Kerry accepts challenge to war-fraud claims

Senator John Kerry, whose 2004 US presidential campaign was torpedoed by critics of his Vietnam War record, has accepted a Texas oilman’s offer to pay $1m (€683,000) to anyone who can disprove even a single claim of the Swift Boat Veterans for Truth.

Kerry accepts challenge to war-fraud claims

Senator John Kerry, whose 2004 US presidential campaign was torpedoed by critics of his Vietnam War record, has accepted a Texas oilman’s offer to pay $1m (€683,000) to anyone who can disprove even a single claim of the Swift Boat Veterans for Truth.

In a letter to Boone Pickens, the Massachusetts Democrat wrote: “While I am prepared to show they lied on allegation after allegation, you have generously offered to pay $1m for just one thing that can be proven false. I am prepared to prove the lie beyond any reasonable doubt.”
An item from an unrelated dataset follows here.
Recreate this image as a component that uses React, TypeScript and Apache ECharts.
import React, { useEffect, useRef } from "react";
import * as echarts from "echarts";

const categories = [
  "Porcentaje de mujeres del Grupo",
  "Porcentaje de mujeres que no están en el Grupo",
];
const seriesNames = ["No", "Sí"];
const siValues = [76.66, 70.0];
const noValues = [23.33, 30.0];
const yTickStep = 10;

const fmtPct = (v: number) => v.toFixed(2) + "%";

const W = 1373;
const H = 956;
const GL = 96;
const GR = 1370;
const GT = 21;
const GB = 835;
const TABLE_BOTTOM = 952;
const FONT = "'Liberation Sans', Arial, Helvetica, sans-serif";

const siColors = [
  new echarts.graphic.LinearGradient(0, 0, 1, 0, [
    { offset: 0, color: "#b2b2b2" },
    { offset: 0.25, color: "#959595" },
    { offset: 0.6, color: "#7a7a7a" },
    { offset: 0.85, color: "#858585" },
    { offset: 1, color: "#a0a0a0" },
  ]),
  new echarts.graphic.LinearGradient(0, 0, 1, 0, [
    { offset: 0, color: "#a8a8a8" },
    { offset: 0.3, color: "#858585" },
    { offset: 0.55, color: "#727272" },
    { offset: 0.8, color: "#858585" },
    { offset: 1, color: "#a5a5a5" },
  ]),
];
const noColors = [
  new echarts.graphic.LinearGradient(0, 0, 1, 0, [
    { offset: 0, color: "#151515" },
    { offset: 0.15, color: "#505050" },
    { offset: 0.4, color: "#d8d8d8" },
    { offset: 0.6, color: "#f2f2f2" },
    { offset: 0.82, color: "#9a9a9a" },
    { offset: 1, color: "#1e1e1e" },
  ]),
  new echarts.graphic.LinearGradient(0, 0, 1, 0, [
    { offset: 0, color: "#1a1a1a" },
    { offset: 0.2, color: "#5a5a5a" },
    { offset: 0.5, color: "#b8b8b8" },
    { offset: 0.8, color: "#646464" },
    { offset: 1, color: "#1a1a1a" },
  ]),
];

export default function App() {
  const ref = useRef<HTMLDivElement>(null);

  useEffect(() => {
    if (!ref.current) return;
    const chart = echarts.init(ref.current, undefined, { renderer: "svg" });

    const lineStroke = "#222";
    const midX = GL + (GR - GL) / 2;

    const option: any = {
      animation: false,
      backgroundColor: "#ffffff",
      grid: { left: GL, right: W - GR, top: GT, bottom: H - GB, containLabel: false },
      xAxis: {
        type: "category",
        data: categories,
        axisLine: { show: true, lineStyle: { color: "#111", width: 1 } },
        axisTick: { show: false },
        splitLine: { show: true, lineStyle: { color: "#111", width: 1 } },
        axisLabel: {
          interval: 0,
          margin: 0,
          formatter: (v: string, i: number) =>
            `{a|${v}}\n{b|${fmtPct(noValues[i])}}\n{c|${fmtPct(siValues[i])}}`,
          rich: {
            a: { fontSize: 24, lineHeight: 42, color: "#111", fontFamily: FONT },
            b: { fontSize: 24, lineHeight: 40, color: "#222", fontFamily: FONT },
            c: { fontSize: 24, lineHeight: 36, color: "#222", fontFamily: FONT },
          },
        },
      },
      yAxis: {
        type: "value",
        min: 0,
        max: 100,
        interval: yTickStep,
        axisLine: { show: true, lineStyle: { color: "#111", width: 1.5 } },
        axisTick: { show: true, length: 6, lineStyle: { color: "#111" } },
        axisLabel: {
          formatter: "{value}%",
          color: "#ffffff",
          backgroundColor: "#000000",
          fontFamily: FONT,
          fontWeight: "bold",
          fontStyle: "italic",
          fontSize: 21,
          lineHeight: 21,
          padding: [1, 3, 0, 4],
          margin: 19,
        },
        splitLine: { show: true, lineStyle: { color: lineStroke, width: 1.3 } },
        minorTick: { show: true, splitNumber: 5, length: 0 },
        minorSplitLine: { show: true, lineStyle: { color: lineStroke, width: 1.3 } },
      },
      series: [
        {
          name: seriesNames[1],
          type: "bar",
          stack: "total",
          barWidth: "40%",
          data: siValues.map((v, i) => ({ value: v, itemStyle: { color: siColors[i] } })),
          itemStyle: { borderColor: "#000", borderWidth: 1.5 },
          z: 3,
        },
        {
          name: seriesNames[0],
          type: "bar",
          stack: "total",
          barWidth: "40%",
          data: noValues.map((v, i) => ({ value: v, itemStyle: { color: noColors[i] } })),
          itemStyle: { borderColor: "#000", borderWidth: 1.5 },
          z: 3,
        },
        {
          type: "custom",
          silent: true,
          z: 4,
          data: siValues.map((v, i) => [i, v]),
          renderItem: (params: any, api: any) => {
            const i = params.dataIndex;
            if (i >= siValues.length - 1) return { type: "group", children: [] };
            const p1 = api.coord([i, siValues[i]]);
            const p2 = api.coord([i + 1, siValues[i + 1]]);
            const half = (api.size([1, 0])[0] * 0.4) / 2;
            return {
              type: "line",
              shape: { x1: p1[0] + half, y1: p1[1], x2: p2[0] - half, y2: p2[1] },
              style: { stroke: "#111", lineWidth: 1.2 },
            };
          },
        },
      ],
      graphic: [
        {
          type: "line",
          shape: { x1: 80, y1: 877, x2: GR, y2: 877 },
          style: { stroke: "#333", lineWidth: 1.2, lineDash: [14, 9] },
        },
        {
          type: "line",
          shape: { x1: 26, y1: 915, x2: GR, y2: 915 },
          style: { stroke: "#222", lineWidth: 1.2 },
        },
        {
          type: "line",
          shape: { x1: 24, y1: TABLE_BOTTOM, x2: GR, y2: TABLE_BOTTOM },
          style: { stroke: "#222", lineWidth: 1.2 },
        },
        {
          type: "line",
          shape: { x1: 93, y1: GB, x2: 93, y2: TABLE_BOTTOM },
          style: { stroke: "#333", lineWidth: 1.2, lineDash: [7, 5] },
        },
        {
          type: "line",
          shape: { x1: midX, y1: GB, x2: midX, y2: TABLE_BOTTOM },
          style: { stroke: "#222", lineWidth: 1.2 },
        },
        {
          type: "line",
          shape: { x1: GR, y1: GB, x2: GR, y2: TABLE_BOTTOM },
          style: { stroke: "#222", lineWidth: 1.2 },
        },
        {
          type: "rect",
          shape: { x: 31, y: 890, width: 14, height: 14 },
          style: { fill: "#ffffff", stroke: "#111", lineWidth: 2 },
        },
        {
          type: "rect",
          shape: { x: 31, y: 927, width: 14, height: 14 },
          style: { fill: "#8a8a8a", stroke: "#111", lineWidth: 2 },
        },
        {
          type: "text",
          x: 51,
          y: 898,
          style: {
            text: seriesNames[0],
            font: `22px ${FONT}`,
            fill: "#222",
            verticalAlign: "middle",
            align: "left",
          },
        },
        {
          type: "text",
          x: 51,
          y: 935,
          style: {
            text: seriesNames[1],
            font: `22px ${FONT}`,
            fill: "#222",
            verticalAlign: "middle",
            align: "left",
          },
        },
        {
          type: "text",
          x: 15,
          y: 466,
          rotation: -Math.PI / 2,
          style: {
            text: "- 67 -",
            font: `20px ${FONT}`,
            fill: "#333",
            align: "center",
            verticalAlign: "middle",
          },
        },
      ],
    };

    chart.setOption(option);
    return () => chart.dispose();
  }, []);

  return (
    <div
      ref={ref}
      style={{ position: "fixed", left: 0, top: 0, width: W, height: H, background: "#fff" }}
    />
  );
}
Mr Kerry, a US Navy veteran and former prosecutor, said he was willing to present his case directly to Mr Pickens.

Mr Kerry said he would donate any proceeds to the Paralysed Veterans of America charity.

The senator said Mr Pickens issued the challenge on November 6 in Washington, while serving as chairman of a 40th anniversary gala for American Spectator magazine.

“I trust that you are a man of your word, having made a very public challenge at a major Washington dinner, and look forward to taking you up on this challenge,” Mr Kerry wrote.

In the letter, Mr Kerry offered to travel to Dallas, Texas, to meet Mr Pickens in a public forum or to invite him to come to Massachusetts and suggested the two could visit the veterans’ charity to see first-hand how Mr Pickens’ money could be used to help.

In a letter faxed to Mr Kerry, Mr Pickens wrote: “I am certainly open to your challenge.”

But Mr Pickens said he would not consider giving Mr Kerry the reward unless he surrendered copies of his wartime diaries, as well as movies he shot while on patrol, and his complete military records for 1971 to 1978.

Mr Pickens said the documentation would be needed to disprove the group’s ads.

“When you have done so, if you can then prove anything in the ads was materially untrue, I will gladly award one million. As you know, I have been a long and proud supporter of the American military and veterans’ causes,” he wrote.

And Mr Pickens proposed a counterchallenge, saying: “If you cannot prove anything in the Swift Boat ads to be untrue, that you will make a $1m gift to the charity I am choosing – the (Congressional) Medal of Honour Foundation.”

First in the book Unfit For Command, and then in a series of television commercials, Mr Kerry’s critics challenged the circumstances for his military awards, accused him of doctoring reports and argued that he never travelled into Cambodia as claimed.

While fellow veterans and reporters disproved many of the group’s claims at the time, Mr Kerry refused to air ads responding to the criticism, instead muting his response for fear of legitimising his critics’ attacks.

But the senator conceded after losing to Bush that his lacklustre response probably cost him the election.

In May 2005, Mr Kerry began allowing reporters access to his full navy personnel and medical records – something he refused to do during the campaign.

Those records mostly duplicated documents Kerry released during the 2004 campaign, but added numerous commendations from commanders who criticised his service during the US presidential race.

That disclosure renewed questions about why Mr Kerry did not respond more forcefully, with control over the White House at stake.

He decided against launching a second bid for president, but vowed to defend his record and prevent other candidates from being “Swift-boated”.